Rookie general manager John Lynch wants to replicate the front-office success of Denver’s John Elway, his good friend who was in Santa Clara on Wednesday for the 49ers’ joint practice with the Broncos.

But here’s one thing Lynch can’t do: Speak from experience, as Elway can, about the culture that existed when the franchise he’s overseeing was winning multiple Super Bowls.

With that in mind, Lynch invited two experts on the subject to address the 49ers on Monday. Jerry Rice and Steve Young.

“Denver, every day, gets to look at John Elway,” Lynch said. “And he’s a big part of their history. So why not embrace that? It’s something we’re doing and we’re going to continue to do.”

Among other topics, Lynch said Rice and Young talked to the players about the unity that existed during their five-Super-Bowl glory days.

And he referenced their words when asked how he would respond if a current player decided to protest during the national anthem, as quarterback Colin Kaepernick, safety Eric Reid and linebacker Eli Harold did with the 49ers last year. Reid and Harold, who remain with the team, have said they will stand for the anthem this season.

The subject remains relevant because Seattle defensive end Michael Bennett sat during the national anthem last week in response to racial unrest that was sparked by white supremacists in Charlottesville, Va.

Lynch said he thought such protests could be “divisive” but he would “always be respectful” of players who took such a stance.

Rice and Young “talked about the 49er way,” Lynch said. “I’ve always thought it’s one of the great things about this league. I think it’s a great beacon for the rest of culture in terms of the way it should be. You strive for a common goal, and you have unity. I think this game brings people together.

“So I think, partially, when I see (national anthem protests), I think that’s divisive. I understand that guys see things and they’re not happy. And they have that right. I think we’ll always respect peoples’ rights. That doesn’t mean I believe that. I believe that this game that should actually be celebrated for what it is. I think it’s a tremendous unifier for our country and for the way things should be.”

The 49ers, of course, didn’t sign Kaepernick after he opted out of the last season of his contract and he remains unsigned, with his protest last year certainly playing a role in his unemployment.

In February, when the 49ers were weighing their QB options, Lynch was asked if Kaepernick’s protest would be a factor in the team’s decision-making.

“It will be a football decision,” Lynch said. “But I think there are different layers to that.
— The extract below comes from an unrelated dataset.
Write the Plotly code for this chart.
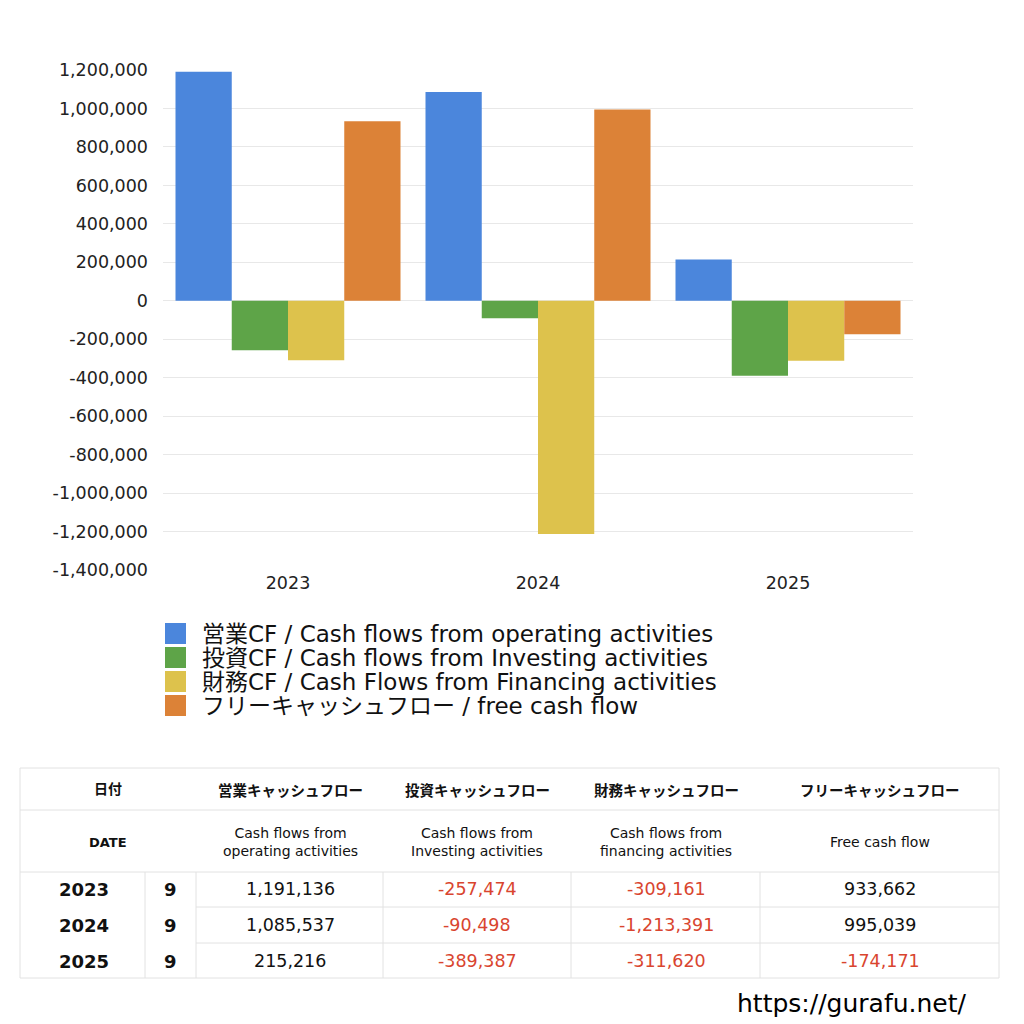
import plotly.graph_objects as go

years = ["2023", "2024", "2025"]
months = [9, 9, 9]
operating = [1191136, 1085537, 215216]
investing = [-257474, -90498, -389387]
financing = [-309161, -1213391, -311620]
free_cf = [933662, 995039, -174171]

y_ticks = [1200000, 1000000, 800000, 600000, 400000, 200000, 0, -200000, -400000,
           -600000, -800000, -1000000, -1200000, -1400000]

legend_names = [
    "営業CF / Cash flows from operating activities",
    "投資CF / Cash flows from Investing activities",
    "財務CF / Cash Flows from Financing activities",
    "フリーキャッシュフロー / free cash flow",
]
head_jp = ["営業キャッシュフロー", "投資キャッシュフロー", "財務キャッシュフロー", "フリーキャッシュフロー"]
head_en = ["Cash flows from<br>operating activities", "Cash flows from<br>Investing activities",
           "Cash flows from<br>financing activities", "Free cash flow"]
colors = ["#4b86dc", "#5ea448", "#ddc24c", "#dc8237"]

FONT = "DejaVu Sans, Noto Sans CJK JP"
W = H = 1024
OFF = 8  # page body margin


def px(x):
    return (x - OFF) / W


def py(y):
    return 1 - (y - OFF) / H


fig = go.Figure()
series = [operating, investing, financing, free_cf]
for name, vals, col in zip(legend_names, series, colors):
    fig.add_trace(go.Bar(x=years, y=vals, name=name, marker_color=col, marker_line_width=0))

shapes = []
annotations = []

# legend drawn by hand (bigger swatches)
for i, (name, col) in enumerate(zip(legend_names, colors)):
    yc = 634 + i * 24
    shapes.append(dict(type="rect", xref="paper", yref="paper", x0=px(165), x1=px(186),
                       y0=py(yc - 11), y1=py(yc + 10), fillcolor=col, line_width=0))
    annotations.append(dict(text=name, xref="paper", yref="paper", x=px(200), y=py(yc),
                            xanchor="left", yanchor="middle", showarrow=False,
                            font=dict(family=FONT, size=23, color="#111")))

# table
grid = "#e2e2e2"
left, right, top, bottom = 20, 999, 768, 978
shapes.append(dict(type="rect", xref="paper", yref="paper", x0=px(left), x1=px(right),
                   y0=py(top), y1=py(bottom), line=dict(color=grid, width=1)))
for yy in [810, 872]:
    shapes.append(dict(type="line", xref="paper", yref="paper", x0=px(left), x1=px(right),
                       y0=py(yy), y1=py(yy), line=dict(color=grid, width=1)))
for yy in [907, 943]:
    shapes.append(dict(type="line", xref="paper", yref="paper", x0=px(196), x1=px(right),
                       y0=py(yy), y1=py(yy), line=dict(color=grid, width=1)))
for xx in [145, 196, 383, 571, 760]:
    shapes.append(dict(type="line", xref="paper", yref="paper", x0=px(xx), x1=px(xx),
                       y0=py(872), y1=py(bottom), line=dict(color=grid, width=1)))

col_x = [290, 477, 666, 880]


def txt(s, x, y, size, bold=False, color="#111", family=FONT):
    if bold:
        s = "<b>" + s + "</b>"
    annotations.append(dict(text=s, xref="paper", yref="paper", x=px(x), y=py(y),
                            xanchor="center", yanchor="middle", showarrow=False,
                            font=dict(family=family, size=size, color=color)))


txt("日付", 108, 789, 14, True)
txt("DATE", 108, 842, 13, True)
for cx, jp, en in zip(col_x, head_jp, head_en):
    txt(jp, cx, 789, 14.5, True, family="Noto Sans CJK JP")
    txt(en, cx, 842, 14, False, "#111")

for r, yr in enumerate(years):
    yc = 889 + r * 36
    txt(yr, 84, yc, 18, True)
    txt(str(months[r]), 170, yc, 18, True)
    for cx, vals in zip(col_x, series):
        v = vals[r]
        txt(f"{v:,}", cx, yc, 17.5, False, "#d9452f" if v < 0 else "#111")

annotations.append(dict(text="https://gurafu.net/", xref="paper", yref="paper", x=px(969), y=py(1003),
                        xanchor="right", yanchor="middle", showarrow=False,
                        font=dict(family=FONT, size=25, color="#000")))

fig.update_layout(
    width=W, height=H,
    margin=dict(l=0, r=0, t=0, b=0, autoexpand=False),
    paper_bgcolor="white", plot_bgcolor="white",
    barmode="group", bargap=0.1, bargroupgap=0,
    showlegend=False,
    font=dict(family=FONT, size=17.5, color="#222"),
    xaxis=dict(domain=[px(163), px(913)], showgrid=False, ticks="", showline=False,
               tickfont=dict(size=17.5), automargin=False),
    yaxis=dict(domain=[py(570), py(70)], range=[-1400000, 1200000],
               tickvals=y_ticks, ticktext=[f"{v:,}" for v in y_ticks],
               showgrid=True, gridcolor="#e8e8e8", gridwidth=1,
               zeroline=True, zerolinecolor="#e8e8e8", zerolinewidth=1,
               ticks="", tickfont=dict(size=17.5), ticklabelstandoff=14, automargin=False),
    shapes=shapes,
    annotations=annotations,
)

fig.write_html("out.html")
I think everything will be included in the decision. I’m not talking specifically about his stance, though. When you have a quarterback, the great ones are leaders of men. All those things will be taken into account.”

Instead of Kaepernick, the 49ers signed Brian Hoyer, 31, and Lynch has been pleasantly surprised by the journeyman’s offseason performance. Hoyer has played for six teams in his nine-year career, but he’s thrown 25 touchdowns and seven interceptions the past two seasons while posting a 93.7 passer rating.

On Wednesday, Hoyer continued his impressive training camp by unofficially completing 14 of 20 passes against the Broncos, who ranked fourth in team defense in 2016.

“We’ve said from the beginning, we want a franchise quarterback around here,” Lynch said. “And a lot of people are making assumptions as to what Brian’s role is. Is he a bridge — is he all those things? Our response to Brian and to everybody is he’s got the first crack at being that guy. I love the way he’s embracing that opportunity each and every day … I think he’s probably exceeded my expectations for how I thought he could play.”

The 49ers and Broncos will have their final joint practice before their preseason game Saturday night at Levi’s Stadium. Their extended get-together could also result in a trade prior to the regular season. Lynch acknowledged he’d already had such talks with Elway.

“This is a great opportunity to do that,” Lynch said. “So we did have some of those discussions … We get a chance for three days to look at some people we might be interested in. So you’re always doing that. I think they’re doing that as well. That’s another productive thing out of this week.”